Abandoned American military base now overgrown by jungle

Invasion of African Monkeys

We awakened to torrential rain at the lighthouse that lasted until late morning and to add to our misery our rental car wouldn’t start in the morning, and I had to call for roadside service to help jump our car, a call that took about 5 hours to finally receive a response for. While i was waiting I explored the jungles around the lighthouse, and I was balked at by a troop of wild green monkeys. These monkeys came over 400 years ago from slave ships from West Africa and now run in troops across the island in the thousands and are completely independent and adapted to life in Barbados.

 

Green monkey

Once we were able to get our vehicle restarted, the rain persisted and our plans to visit remote beaches were dampened by the rain, so we visited a monkey sanctuary instead and see the green monkeys up close.
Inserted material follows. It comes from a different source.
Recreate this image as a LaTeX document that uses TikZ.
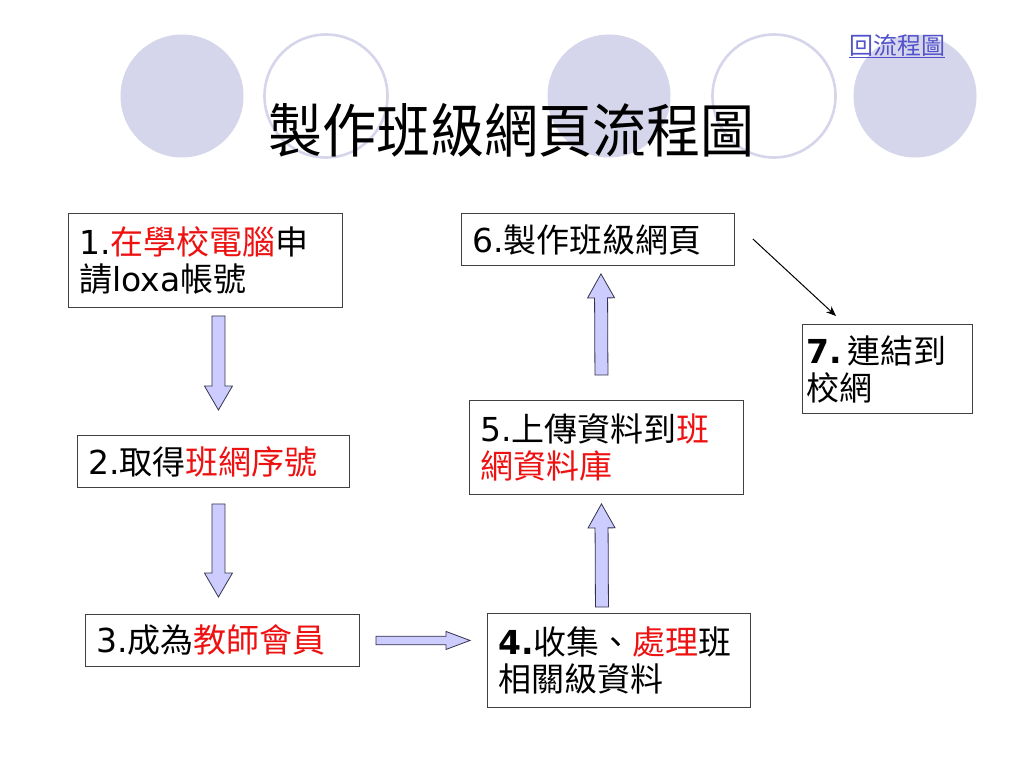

From there we drove back down to the south of the island along the wild Atlantic eastern coast with its wind and surf torn beaches. The east was far more desolate and hillier and my favorite side of the island.

 

My nephew rock climbing on a hige boulder on the wild eastern Atlantic Coast

We ended up staying the night in Bridgetown at cheap apartment overlooking the beach near the airport. The place far exceeded expectations and was close to all of the beach dining action in Bridgetown.  The owner of the apartment, Earl Maynard was a passionate man in his 80s, who shared stories of his youth with us and how he was once a body builder in the movie business who was once Mr. Universe in the 50s and 3rd place for Mr. Olympia. The next morning, we awoke to a worm invasion in our apartment and departed on an early morning flight to via Caribbean Airlines to Grenada.